Once again the study on the burning trees of climate doom appears first as a press release on Eurekalert!, a valuable service even if overloaded with the obvious, like “New research finds that preference for remaining is key to successful immigration”, and the woke, like “Neoliberal policies, institutions have prompted preference for greater inequality, new study finds”). And the actual paper in Ecology Letters by a host of authors including William Anderegg (yes, he of the infamous paper saying there must be a consensus on the man-made climate emergency because people who write a lot of papers saying there’s one say there’s one) warns that if trees don’t stop climate change it will stop them. “Many climate change mitigation strategies leverage forest preservation and expansion, but rely on forests storing carbon for decades to centuries. Yet climate-driven disturbances pose critical risks to the long-term stability of forest carbon.”

Evidently the authors don’t understand that trees are mortal and that as one dies another grows, as they always have. Instead they were apparently meant to be permanent carbon sinks, obligingly petrifying or something. But instead of some rational discussion of the natural cycle of wildfires and regeneration, the overall greening of the Earth and so forth, we get the usual predictions of bad weather and pestilence, in the form of “wildfire and climate stress-driven tree mortality, including a separate insect-driven tree mortality”. Hey, the King James Version it’s not. But the PR department at the University of Utah it is, and they came up with “By 2099, the models found, that United States forest fire risks may increase by between four and 14 times, depending on different carbon emissions scenarios.
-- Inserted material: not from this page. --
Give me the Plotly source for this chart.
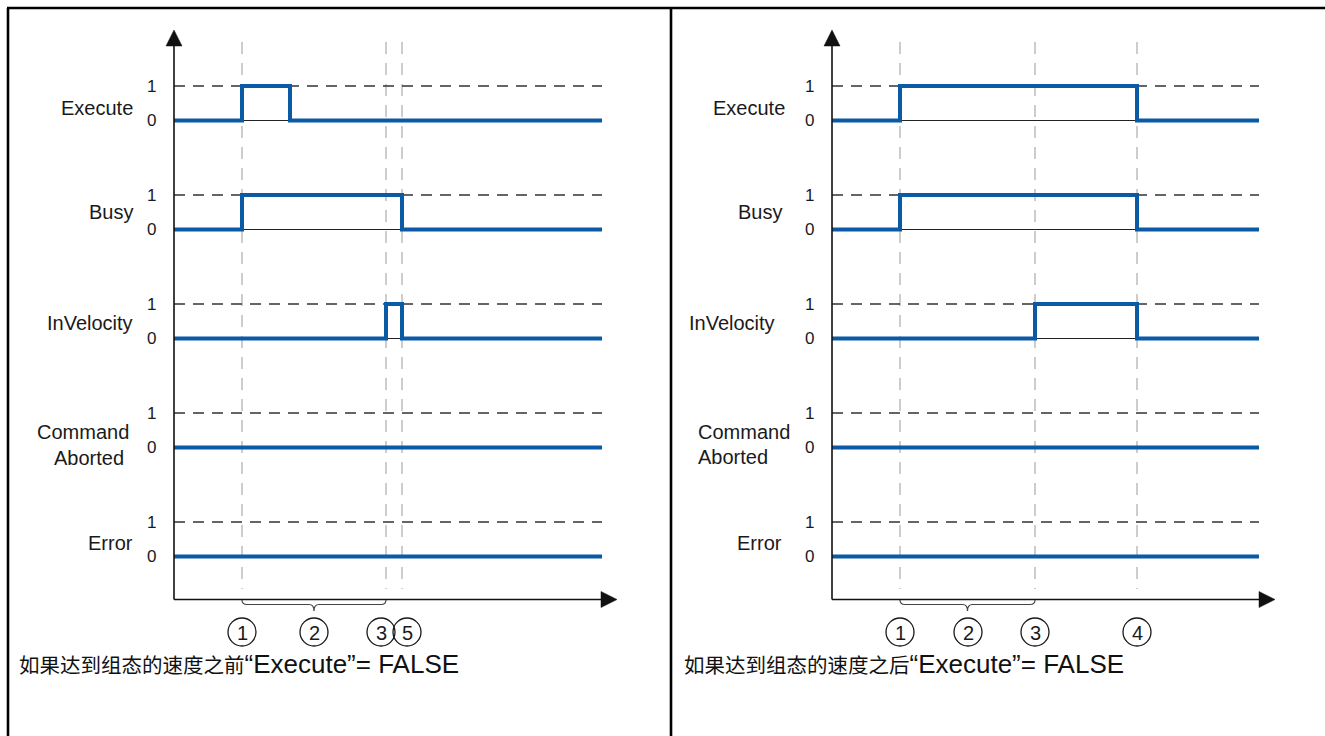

The risks of climate stress-related tree death and insect mortality may roughly double over the same time.”

Right. Between four and 14 times. You have no idea. And it “may roughly double” or it might not. It could quadruple. Or not go up.

The paper is no more cautious, making assertions like “an unprecedented and climate-fuelled bark beetle outbreak in Canada drove immense swaths of tree mortality and reversed an entire region of boreal forest from a C sink to a C source over a decade with large implications for climate policy”. And no more precise, with assertions like “fossil C emissions persist in the atmosphere for hundreds to thousands of years” as if it were of no importance that this involves a factor of 10 in uncertainty, or that it’s unclear how anyone could know now long “fossil C emissions” hang around since they’re so new.

Then it blabs on endlessly about its models. But to be blunt, we want them to predict wildfires accurately next year before they soar off and predict the consequences of wildfires 77 years from now. As we’ve said before, science proceeds by generating and testing hypotheses, not by arm-waving speculation and yelling.

In that spirit, though we can’t prove we did it, we drafted this piece on the hypothesis that the point was to say we have to get rid of fossil fuels because mitigation won’t work. And only after doing so did we look down at the conclusion of the paper, aka “Discussion”. Sure enough, its final sentence is “Taken in sum, our results increase the urgency and magnitude of response needed for reducing greenhouse gas emissions to mitigate climate change given the increasing risks of climate change to nature-based climate solutions.” Crush their tiny heads!

2 comments on “What if they died?”

  1. As a Health and Safety professional, I am often conducting risk assessments, and one of the things I avoid in these assessments are assumptions or theories. They are based on past history and facts, not conjecture or emotions. Without this approach, the recommended controls would be a waste of time if not dangerous.

  2. So we can't plant trees as they may catch on fire and burn.
    So how is it ok to cut down trees, grind them up in pellets and feed them into oven to make steam and electricity, and then call it green??